31 Mary, the Blessed Virgin
Mary – the virgin mother of Jesus. For centuries the eastern and western churches have considered her pre-eminent among all the saints.
In the gospels, Mary makes her first appearance as a teenager. Nothing is known of her childhood, and what we do know of her is found mostly in Matthew 1 – 2 and in Luke 1 – 2. If you read both accounts, you’ll notice that Luke’s account seems to give the story from Mary’s standpoint, whereas Matthew concentrates more on Joseph’s side of things. In both accounts the virginal conception of Christ is clearly stated. Mary’s quiet devotion to God and her acceptance of his will shine forth.

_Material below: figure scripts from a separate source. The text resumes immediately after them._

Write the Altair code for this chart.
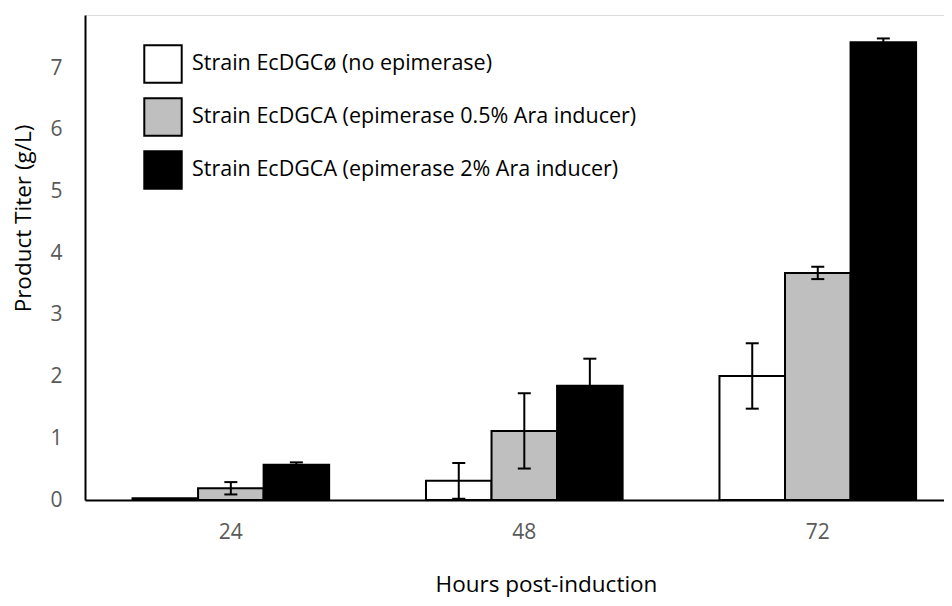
import altair as alt
import pandas as pd

hours = ["24", "48", "72"]
series = [
    "Strain EcDGCø (no epimerase)",
    "Strain EcDGCA (epimerase 0.5% Ara inducer)",
    "Strain EcDGCA (epimerase 2% Ara inducer)",
]
colors = ["#ffffff", "#bfbfbf", "#000000"]

values_none = [0.03, 0.31, 2.01]
err_none = [0.0, 0.29, 0.53]
values_low = [0.19, 1.12, 3.68]
err_low = [0.10, 0.61, 0.10]
values_high = [0.57, 1.85, 7.42]
err_high = [0.04, 0.44, 0.06]

rows = []
for s, vals, errs in zip(series, [values_none, values_low, values_high], [err_none, err_low, err_high]):
    for h, v, e in zip(hours, vals, errs):
        rows.append({"hour": h, "series": s, "value": v, "err": e, "lo": v - e, "hi": v + e})
df = pd.DataFrame(rows)

FONT = "Open Sans"

x_scale = alt.Scale(domain=hours, paddingInner=0.33, paddingOuter=0.1285, align=0.63)
xo = alt.XOffset("series:N", scale=alt.Scale(domain=series, paddingInner=0, paddingOuter=0))
y_scale = alt.Scale(domain=[0, 7.86], nice=False, zero=True)

x_axis = alt.Axis(
    labelAngle=0, grid=False, ticks=False, domainColor="black", domainWidth=2,
    labelColor="#595959", labelFontSize=21, labelPadding=21, labelFont=FONT,
    titleFont=FONT, titleFontSize=22.5, titleFontWeight="normal", titleColor="black",
    titleX=461, titleY=84, titleAlign="center", titleBaseline="middle",
)
y_axis = alt.Axis(
    values=[0, 1, 2, 3, 4, 5, 6, 7], grid=False, ticks=False, domainColor="black", domainWidth=2,
    labelColor="#595959", labelFontSize=21, labelPadding=23, labelFont=FONT,
    titleFont=FONT, titleFontSize=22.5, titleFontWeight="normal", titleColor="black",
    titleX=-62, titleY=203, titleAlign="center", titleBaseline="middle", titleAngle=270,
)

X = alt.X("hour:N", scale=x_scale, axis=x_axis, title="Hours post-induction")
YT = "Product Titer (g/L)"

base = alt.Chart(df)

bars = base.mark_bar(stroke="black", strokeWidth=2).encode(
    x=X,
    xOffset=xo,
    y=alt.Y("value:Q", scale=y_scale, axis=y_axis, title=YT),
    color=alt.Color(
        "series:N",
        scale=alt.Scale(domain=series, range=colors),
        legend=alt.Legend(
            title=None, orient="none", legendX=58, legendY=29, padding=0,
            symbolType="square", symbolSize=1400, symbolStrokeColor="black",
            symbolStrokeWidth=2, symbolOpacity=1, labelFont=FONT, labelFontSize=21.5,
            labelColor="black", labelOffset=9, rowPadding=7, labelLimit=0,
        ),
    ),
)

errdf = base.transform_filter("datum.err > 0")
rule = errdf.mark_rule(color="black", strokeWidth=2).encode(
    x=X, xOffset=xo,
    y=alt.Y("lo:Q", scale=y_scale, axis=y_axis, title=YT),
    y2="hi:Q",
)
cap_hi = errdf.mark_tick(color="black", thickness=2, size=13, opacity=1).encode(
    x=X, xOffset=xo, y=alt.Y("hi:Q", scale=y_scale, axis=y_axis, title=YT),
)
cap_lo = errdf.mark_tick(color="black", thickness=2, size=13, opacity=1).encode(
    x=X, xOffset=xo, y=alt.Y("lo:Q", scale=y_scale, axis=y_axis, title=YT),
)

chart = alt.layer(bars, rule, cap_hi, cap_lo).properties(
    width=859,
    height=485,
    autosize=alt.AutoSizeParams(type="none"),
    padding={"left": 77, "top": 7, "right": 0, "bottom": 98},
).configure_view(stroke=None).configure(font=FONT)

chart.save("out.html", embed_options={"renderer": "svg", "actions": False})
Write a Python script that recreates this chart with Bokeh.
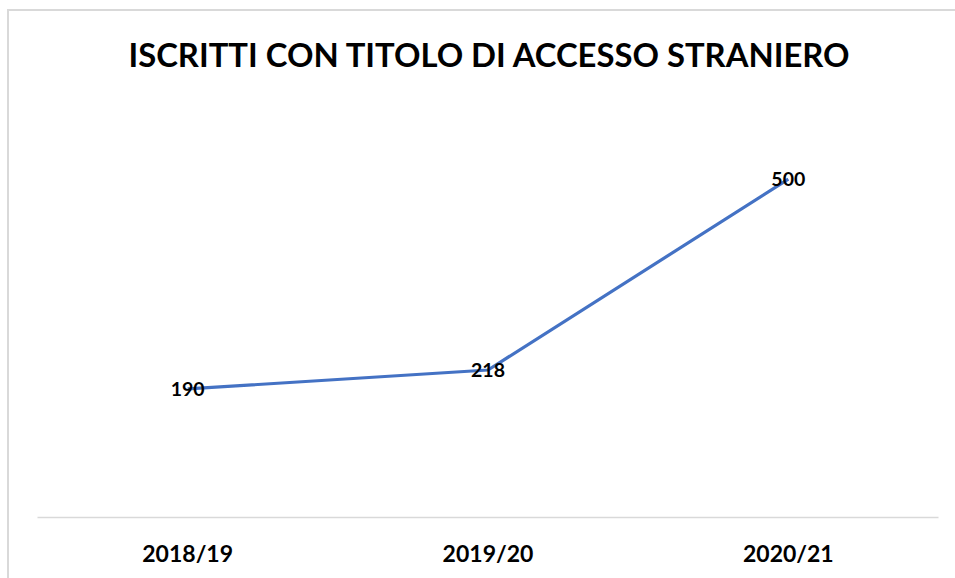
from bokeh.plotting import figure
from bokeh.models import ColumnDataSource, LabelSet, FactorRange, Range1d, Div
from bokeh.layouts import column
from bokeh.core.properties import value
from bokeh.embed import file_html
from bokeh.resources import INLINE

title_text = "ISCRITTI CON TITOLO DI ACCESSO STRANIERO"
years = ["2018/19", "2019/20", "2020/21"]
iscritti = [190, 218, 500]
labels = [str(v) for v in iscritti]

source = ColumnDataSource(data=dict(years=years, iscritti=iscritti, labels=labels))

title_div = Div(
    text=("<div style=\"position:relative; left:2px; width:946px; text-align:center; "
          "font-family:Lato; font-weight:bold; font-size:32.8px; line-height:1; "
          "padding-top:23px; color:#000000; white-space:nowrap;\">" + title_text + "</div>"),
    width=946, height=60)

p = figure(width=946, height=497,
           x_range=FactorRange(factors=years, range_padding=0),
           y_range=Range1d(0, 600),
           output_backend="svg", toolbar_location=None,
           min_border_left=28, min_border_right=17,
           min_border_top=30, min_border_bottom=61)

p.line(x="years", y="iscritti", source=source, line_width=3.2, line_color="#4472C4")

lab = LabelSet(x="years", y="iscritti", text="labels", source=source,
               text_align="center", text_baseline="middle",
               text_font=value("Lato"), text_font_style="bold",
               text_font_size="19.5px", text_color="#000000")
p.add_layout(lab)

p.yaxis.visible = False
p.grid.visible = False
p.outline_line_color = None
p.xaxis.axis_line_color = "#d9d9d9"
p.xaxis.axis_line_width = 1.5
p.xaxis.major_tick_line_color = None
p.xaxis.minor_tick_line_color = None
p.xaxis.major_label_text_font = "Lato"
p.xaxis.major_label_text_font_style = "bold"
p.xaxis.major_label_text_font_size = "23px"
p.xaxis.major_label_text_color = "#000000"
p.xaxis.major_label_standoff = 15

layout = column(title_div, p, spacing=0,
                styles={"margin-left": "7px", "margin-top": "9px",
                        "border-left": "2px solid #d9d9d9", "border-top": "2px solid #d9d9d9"})

open("out.html", "w").write(file_html(layout, INLINE))
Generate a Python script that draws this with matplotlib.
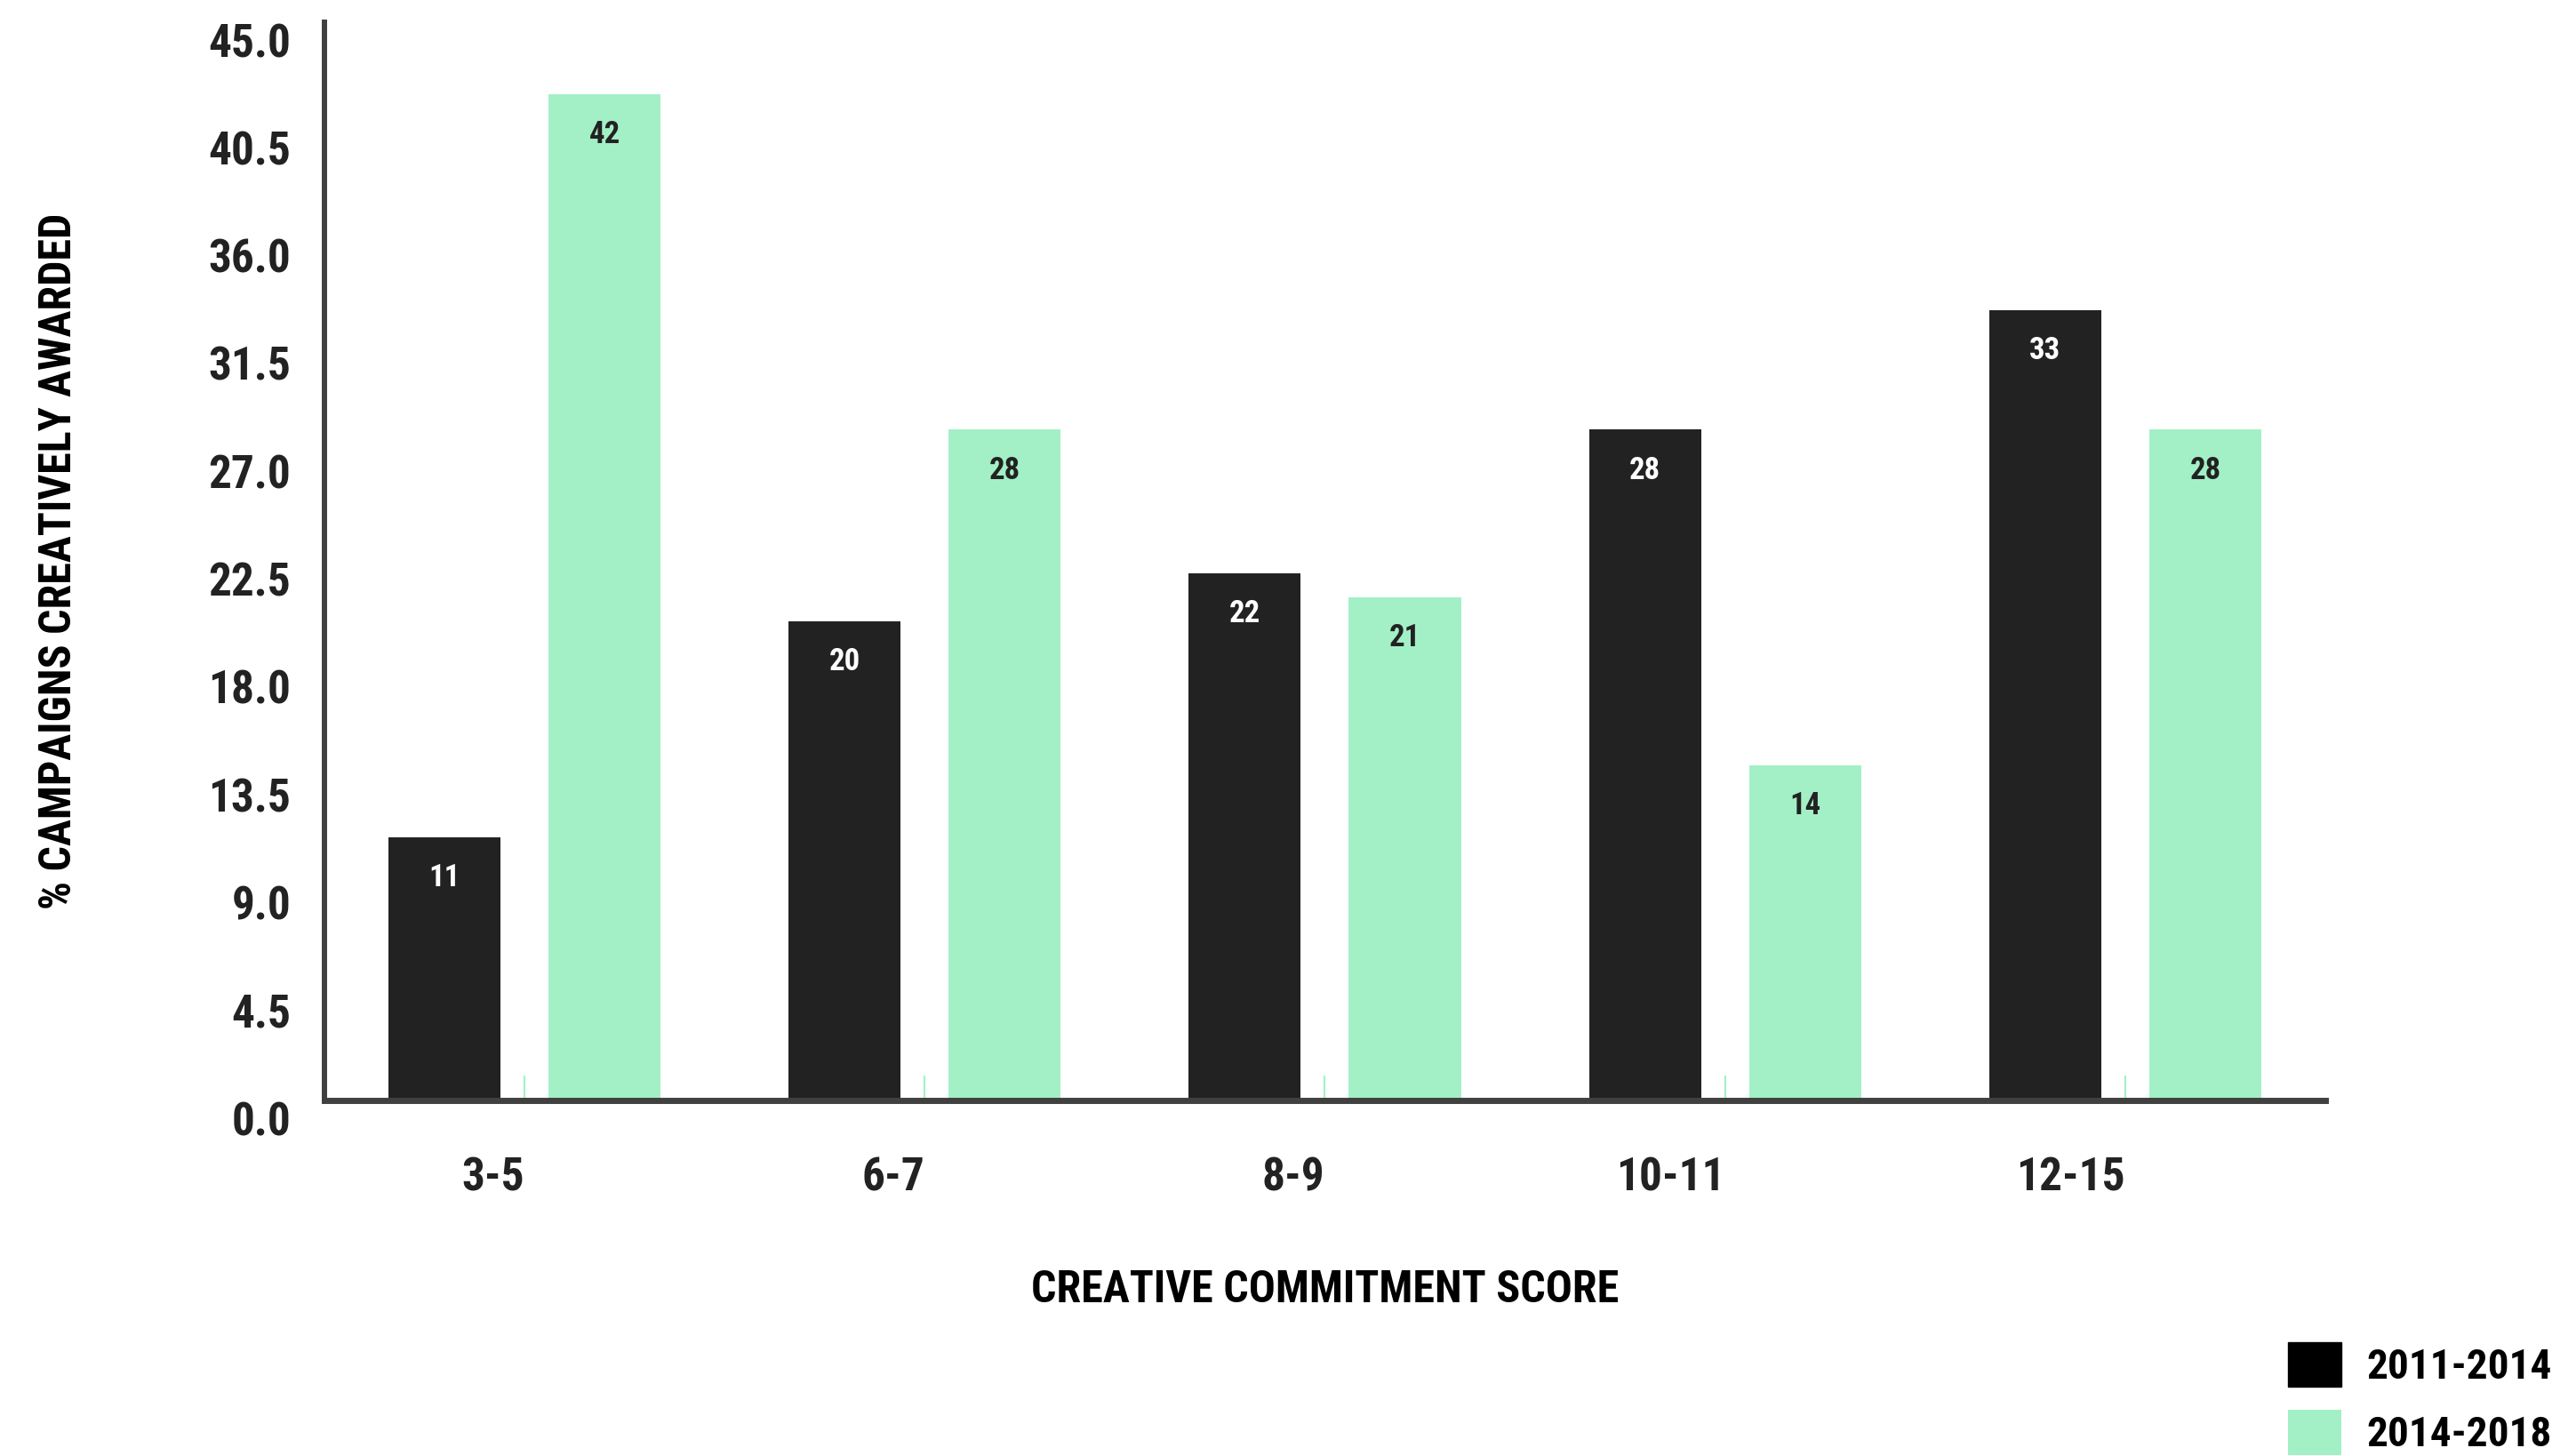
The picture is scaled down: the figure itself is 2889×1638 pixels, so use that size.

After Jesus is born, Mary fades into the background, and makes few appearances: when the family visits Jerusalem and she loses her son on the way home; when she urges him to help the wedding party in Cana with its wine problem; and when Jesus gives her into the keeping of the beloved disciple when he is dying on the cross. .
Mary obviously joined the early Church, but her role was never one of teaching and preaching, and indeed she remained so much in the background that nothing more about her is known for certain. Both Ephesus and Jerusalem have claimed to be the place of her death.
Mary, chosen to be the mother of Jesus Christ, one who is both God and Man, holds a unique place in the history of mankind. Down the centuries that have followed, the Church has paid special honour to Mary.